## SUPPLIED DATA
____

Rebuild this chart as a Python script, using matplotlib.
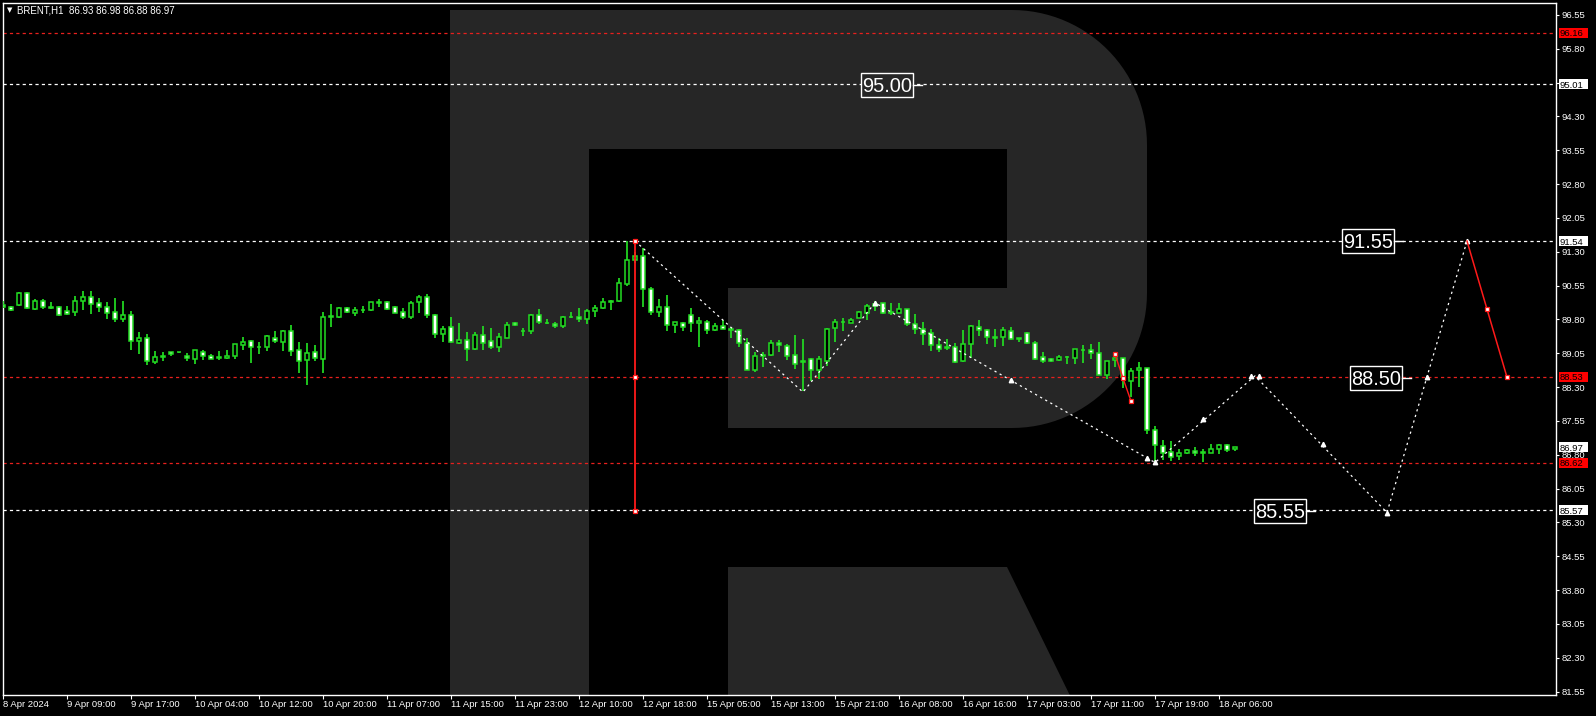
import numpy as np
import matplotlib
matplotlib.use('Agg')
import matplotlib.pyplot as plt
from matplotlib.patches import Rectangle, Polygon
from matplotlib.transforms import blended_transform_factory

plt.rcParams['font.family'] = ['Liberation Sans', 'DejaVu Sans']
plt.rcParams['lines.scale_dashes'] = False

# ---------------- data ----------------
title_symbol = "BRENT,H1"
title_ohlc = "86.93 86.98 86.88 86.97"

opens = [90.12, 90.07, 90.12, 90.38, 90.03, 90.20, 90.07, 90.07, 89.98, 89.97,
         90.22, 90.29, 90.16, 90.07, 89.96, 89.80, 89.89, 89.33, 89.40, 88.86,
         88.96, 89.07, 89.07, 89.00, 88.93, 89.09, 88.98, 88.96, 88.95, 88.98,
         89.24, 89.32, 89.20, 89.18, 89.40, 89.31, 89.54, 89.12, 88.90, 89.08,
         88.93, 89.86, 89.86, 90.05, 89.94, 90.01, 90.00, 90.18, 90.18, 90.07,
         89.97, 89.86, 90.18, 90.29, 89.91, 89.47, 89.63, 89.29, 89.34, 89.15,
         89.45, 89.32, 89.20, 89.40, 89.72, 89.54, 89.54, 89.91, 89.73, 89.69,
         89.66, 89.85, 89.86, 89.80, 89.98, 90.06, 90.19, 90.20, 90.59, 91.11,
         91.21, 90.47, 89.96, 90.07, 89.67, 89.72, 89.89, 89.72, 89.74, 89.56,
         89.65, 89.60, 89.56, 89.29, 88.69, 89.00, 89.01, 89.27, 89.21, 89.01,
         88.85, 88.92, 88.67, 88.89, 89.62, 89.74, 89.73, 89.84, 89.95, 90.10,
         90.16, 89.96, 89.95, 90.03, 89.69, 89.60, 89.49, 89.23, 89.18, 89.18,
         88.87, 89.25, 89.63, 89.56, 89.40, 89.41, 89.54, 89.37, 89.49, 89.27,
         88.96, 88.92, 88.91, 88.96, 88.95, 89.12, 89.12, 89.05, 88.58, 88.90,
         88.94, 88.44, 88.67, 88.72, 87.36, 87.00, 86.86, 86.77, 86.85, 86.88,
         86.85, 86.84, 86.94, 87.01, 86.93]
highs = [90.22, 90.10, 90.40, 90.40, 90.25, 90.25, 90.19, 90.10, 90.10, 90.32,
         90.43, 90.43, 90.28, 90.18, 90.28, 90.21, 89.98, 89.52, 89.47, 89.10,
         89.08, 89.08, 89.08, 89.05, 89.13, 89.12, 89.03, 89.10, 89.12, 89.26,
         89.41, 89.35, 89.30, 89.46, 89.54, 89.57, 89.68, 89.30, 89.28, 89.23,
         89.97, 90.14, 90.07, 90.08, 90.07, 90.10, 90.19, 90.25, 90.21, 90.11,
         90.05, 90.20, 90.35, 90.37, 89.92, 89.66, 89.86, 89.72, 89.52, 89.52,
         89.66, 89.61, 89.49, 89.75, 89.75, 89.62, 89.93, 90.03, 89.82, 89.75,
         89.88, 89.97, 90.05, 90.03, 90.12, 90.27, 90.24, 90.72, 91.54, 91.30,
         91.39, 90.51, 90.25, 90.34, 89.75, 89.75, 90.06, 89.86, 89.79, 89.72,
         89.79, 89.64, 89.58, 89.38, 89.07, 89.09, 89.35, 89.34, 89.26, 89.46,
         89.37, 88.95, 88.99, 89.61, 89.82, 89.83, 89.83, 89.99, 90.14, 90.20,
         90.17, 90.16, 90.16, 90.04, 89.92, 89.75, 89.58, 89.38, 89.36, 89.29,
         89.57, 89.67, 89.78, 89.59, 89.60, 89.63, 89.63, 89.40, 89.53, 89.33,
         89.08, 88.95, 89.01, 89.00, 89.15, 89.24, 89.25, 89.30, 88.88, 88.99,
         88.95, 88.72, 88.86, 88.73, 87.45, 87.13, 87.11, 86.94, 86.92, 86.97,
         86.94, 87.03, 87.04, 87.04, 86.98]
lows = [90.05, 89.98, 90.11, 90.03, 90.01, 90.04, 90.03, 89.88, 89.91, 89.88,
        90.00, 89.93, 89.97, 89.80, 89.75, 89.75, 89.12, 89.04, 88.80, 88.82,
        88.88, 89.00, 89.06, 88.89, 88.82, 88.90, 88.92, 88.90, 88.93, 88.93,
        89.12, 88.84, 89.04, 89.10, 89.29, 89.10, 88.98, 88.62, 88.35, 88.89,
        88.62, 89.64, 89.84, 89.95, 89.88, 89.94, 89.99, 90.08, 90.00, 89.94,
        89.80, 89.82, 89.95, 89.84, 89.38, 89.31, 89.29, 89.26, 88.87, 89.12,
        89.13, 89.15, 89.09, 89.38, 89.66, 89.44, 89.47, 89.71, 89.69, 89.62,
        89.62, 89.84, 89.75, 89.71, 89.86, 90.04, 90.01, 90.19, 90.55, 91.05,
        90.08, 89.91, 89.86, 89.55, 89.49, 89.55, 89.53, 89.18, 89.47, 89.54,
        89.58, 89.38, 89.18, 88.67, 88.64, 88.75, 89.00, 89.09, 88.90, 88.70,
        88.21, 88.43, 88.47, 88.77, 89.30, 89.55, 89.72, 89.83, 89.79, 89.99,
        89.92, 89.91, 89.94, 89.65, 89.48, 89.24, 89.11, 89.08, 89.13, 88.84,
        88.86, 88.95, 89.44, 89.26, 89.18, 89.22, 89.34, 89.31, 89.25, 88.90,
        88.84, 88.85, 88.87, 88.82, 88.81, 88.84, 88.92, 88.56, 88.48, 88.75,
        88.29, 88.09, 88.31, 87.27, 86.65, 86.69, 86.66, 86.69, 86.82, 86.78,
        86.64, 86.83, 86.82, 86.87, 86.88]
closes = [90.07, 90.00, 90.38, 90.06, 90.20, 90.07, 90.06, 89.91, 89.93, 90.20,
          90.29, 90.15, 90.07, 89.95, 89.80, 89.89, 89.33, 89.38, 88.87, 88.96,
          89.00, 89.03, 89.07, 88.94, 89.12, 88.98, 88.93, 88.94, 88.98, 89.25,
          89.30, 89.18, 89.19, 89.43, 89.33, 89.54, 89.11, 88.89, 89.05, 88.95,
          89.86, 89.88, 90.05, 89.97, 90.01, 90.02, 90.18, 90.17, 90.04, 89.95,
          89.85, 90.17, 90.29, 89.89, 89.47, 89.60, 89.31, 89.34, 89.14, 89.45,
          89.29, 89.20, 89.41, 89.67, 89.67, 89.55, 89.91, 89.74, 89.72, 89.65,
          89.85, 89.86, 89.80, 89.99, 90.06, 90.18, 90.20, 90.60, 91.11, 91.21,
          90.47, 89.96, 90.07, 89.67, 89.74, 89.63, 89.72, 89.77, 89.56, 89.65,
          89.60, 89.56, 89.29, 88.69, 88.98, 89.01, 89.29, 89.23, 88.98, 88.82,
          88.89, 88.67, 88.92, 89.60, 89.74, 89.75, 89.79, 89.97, 90.09, 90.14,
          89.94, 89.95, 90.03, 89.69, 89.58, 89.47, 89.23, 89.14, 89.17, 88.85,
          89.25, 89.65, 89.56, 89.41, 89.41, 89.56, 89.36, 89.38, 89.27, 88.93,
          88.87, 88.87, 88.97, 88.97, 89.14, 89.13, 89.05, 88.58, 88.87, 88.95,
          88.53, 88.66, 88.72, 87.36, 87.01, 86.85, 86.76, 86.83, 86.90, 86.83,
          86.86, 86.94, 87.01, 86.91, 86.97]

xtick_pos = [0, 8, 16, 24, 32, 40, 48, 56, 64, 72, 80, 88, 96, 104, 112, 120, 128, 136, 144, 152]
xtick_labels = ["8 Apr 2024", "9 Apr 09:00", "9 Apr 17:00", "10 Apr 04:00", "10 Apr 12:00",
                "10 Apr 20:00", "11 Apr 07:00", "11 Apr 15:00", "11 Apr 23:00", "12 Apr 10:00",
                "12 Apr 18:00", "15 Apr 05:00", "15 Apr 13:00", "15 Apr 21:00", "16 Apr 08:00",
                "16 Apr 16:00", "17 Apr 03:00", "17 Apr 11:00", "17 Apr 19:00", "18 Apr 06:00"]
ytick_values = [81.55, 82.30, 83.05, 83.80, 84.55, 85.30, 86.05, 86.80, 87.55, 88.30, 89.05,
                89.80, 90.55, 91.30, 92.05, 92.80, 93.55, 94.30, 95.05, 95.80, 96.55]

hline_prices = [96.16, 95.01, 91.54, 88.53, 86.62, 85.57]
hline_colors = ['#e8201e', 'white', 'white', '#e8201e', '#e8201e', 'white']

axis_box_prices = [96.16, 95.01, 91.54, 88.53, 86.97, 86.62, 85.57]
axis_box_colors = ['#ff0000', 'white', 'white', '#ff0000', 'white', '#ff0000', 'white']

forecast_x = [79, 100, 109, 144, 156.5, 173, 183]
forecast_y = [91.54, 88.19, 90.17, 86.63, 88.55, 85.52, 91.54]
forecast_mark_x = [109, 126, 143, 144, 150, 156, 157, 165, 173, 178, 183]
forecast_mark_y = [90.17, 88.46, 86.72, 86.63, 87.59, 88.55, 88.55, 87.03, 85.52, 88.52, 91.54]
red_fore_x = [183, 185.5, 188]
red_fore_y = [91.54, 90.03, 88.52]
red_mini_x = [139, 140, 141]
red_mini_y = [89.03, 88.50, 87.99]
red_vert_x = [79, 79, 79]
red_vert_y = [91.54, 88.53, 85.55]

label_texts = ['95.00', '91.55', '88.50', '85.55']
label_x = [110.5, 170.6, 171.6, 159.6]
label_y = [95.00, 91.54, 88.50, 85.55]
label_bg = ['#262626', 'black', 'black', 'black']

# ---------------- figure ----------------
W, H = 1596, 716
fig = plt.figure(figsize=(W / 100, H / 100), dpi=100, facecolor='black')
ax = fig.add_axes([3 / W, (H - 695) / H, 1553 / W, 692 / H])
ax.set_facecolor('black')
ax.set_xlim(0, 1553 / 8)
ax.set_ylim(81.476, 96.816)

GREEN = '#22dd22'
LOGO = '#262626'


def fp(x, y):
    return (x / W, 1 - y / H)


# logo watermark (figure pixel geometry)
r = 135
x0, y0, x1, y1 = 450, 10, 1147, 428
pts = [(x0, y0), (x1 - r, y0)]
for t in np.linspace(np.pi / 2, 0, 30):
    pts.append((x1 - r + r * np.cos(t), y0 + r - r * np.sin(t)))
pts.append((x1, y1 - r))
for t in np.linspace(0, -np.pi / 2, 30):
    pts.append((x1 - r + r * np.cos(t), y1 - r - r * np.sin(t)))
pts.append((x0, y1))
ax.add_patch(Polygon([fp(*p) for p in pts], closed=True, fc=LOGO, ec='none',
                     transform=fig.transFigure, zorder=0.5))
for (a, b, c, d) in [(589, 149, 1007, 288), (589, 287, 728, 429)]:
    ax.add_patch(Polygon([fp(a, b), fp(c, b), fp(c, d), fp(a, d)], closed=True,
                         fc='black', ec='none', transform=fig.transFigure, zorder=0.6))
ax.add_patch(Polygon([fp(450, 10), fp(589, 10), fp(589, 716), fp(450, 716)], closed=True,
                     fc=LOGO, ec='none', transform=fig.transFigure, zorder=0.7))
ax.add_patch(Polygon([fp(728, 567), fp(1007, 567), fp(1080, 716), fp(728, 716)], closed=True,
                     fc=LOGO, ec='none', transform=fig.transFigure, zorder=0.7))

# horizontal levels
for p, c in zip(hline_prices, hline_colors):
    ax.axhline(p, color=c, lw=0.9, ls=(0, (2.3, 2.3)), zorder=1)

# candles
O = np.array(opens); Hh = np.array(highs); L = np.array(lows); C = np.array(closes)
x = np.arange(len(O))
ax.vlines(x, L, Hh, color=GREEN, lw=1.25, zorder=3)
bottom = np.minimum(O, C)
height = np.maximum(np.abs(C - O), 0.004)
face = ['black' if c >= o else 'white' for o, c in zip(O, C)]
ax.bar(x, height, bottom=bottom, width=0.58, color=face, edgecolor=GREEN, linewidth=1.1, zorder=4)

# forecast zigzag
ax.plot(forecast_x, forecast_y, color='white', lw=0.9, ls=(0, (1.6, 2.6)), zorder=5)
ax.plot(forecast_mark_x, forecast_mark_y, ls='none', marker='^', ms=3.2, color='white',
        mec='white', zorder=5)
ax.plot(red_fore_x, red_fore_y, color='#ff1a1a', lw=1.1, zorder=5)
ax.plot(red_fore_x[1:], red_fore_y[1:], ls='none', marker='s', ms=3.0, mfc='white',
        mec='#ff1a1a', mew=0.9, zorder=6)
ax.plot(red_mini_x, red_mini_y, color='#ff1a1a', lw=1.0, zorder=5)
ax.plot(red_mini_x, red_mini_y, ls='none', marker='s', ms=3.0, mfc='white',
        mec='#ff1a1a', mew=0.9, zorder=6)
ax.plot(red_vert_x, red_vert_y, color='#ff1a1a', lw=1.3, zorder=5)
ax.plot(red_vert_x, red_vert_y, ls='none', marker='s', ms=3.0, mfc='white',
        mec='#ff1a1a', mew=0.9, zorder=6)

# boxed level labels
bw, bh = 52 / 8, 24 / 45.11
for t, lx, ly, bg in zip(label_texts, label_x, label_y, label_bg):
    ax.add_patch(Rectangle((lx - bw / 2, ly - bh / 2), bw, bh, fc=bg, ec='white', lw=1.0, zorder=7))
    ax.text(lx, ly - 0.158, t, ha='center', va='baseline', fontsize=14.4, color='white', zorder=8)
    ax.plot([lx + bw / 2, lx + bw / 2 + 1.1], [ly, ly], color='white', lw=1.0, zorder=7)

# axes styling
for s in ax.spines.values():
    s.set_color('white')
    s.set_linewidth(1.0)
ax.set_xticks(xtick_pos)
ax.set_xticklabels(xtick_labels)
for lab in ax.get_xticklabels():
    lab.set_horizontalalignment('left')
ax.tick_params(axis='x', colors='white', length=3, width=0.8, pad=0.6, labelsize=6.8)
ax.yaxis.tick_right()
ax.set_yticks(ytick_values)
ax.set_yticklabels([f'{v:.2f}' for v in ytick_values])
ax.tick_params(axis='y', colors='white', length=2.2, width=0.8, pad=1.6, labelsize=6.8)

# price boxes on the right axis
trans = blended_transform_factory(ax.transAxes, ax.transData)
for p, c in zip(axis_box_prices, axis_box_colors):
    ax.add_patch(Rectangle((1.0017, p - 0.111), 0.01867, 0.222, transform=trans,
                           fc=c, ec='none', clip_on=False, zorder=10))
    ax.text(1.0023, p, f'{p:.2f}', transform=trans, ha='left', va='center_baseline',
            fontsize=6.8, color='black', clip_on=False, zorder=11)

# title
fig.text(7 / W, 1 - 10.5 / H, '\u25BC', fontsize=5, color='white', va='center',
         family=['DejaVu Sans'])
fig.text(17 / W, 1 - 10.5 / H, f'{title_symbol}  {title_ohlc}', fontsize=7.0,
         color='white', va='center')

fig.savefig('out.png', dpi=100, facecolor='black')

____

## THE PROBLEM
Restate the data word for word from its first line through the line with "from matplotlib.transforms import", leaving out any picture along the way.

## COMPLETED TASK
Rebuild this chart as a Python script, using matplotlib.
import numpy as np
import matplotlib
matplotlib.use('Agg')
import matplotlib.pyplot as plt
from matplotlib.patches import Rectangle, Polygon
from matplotlib.transforms import blended_transform_factory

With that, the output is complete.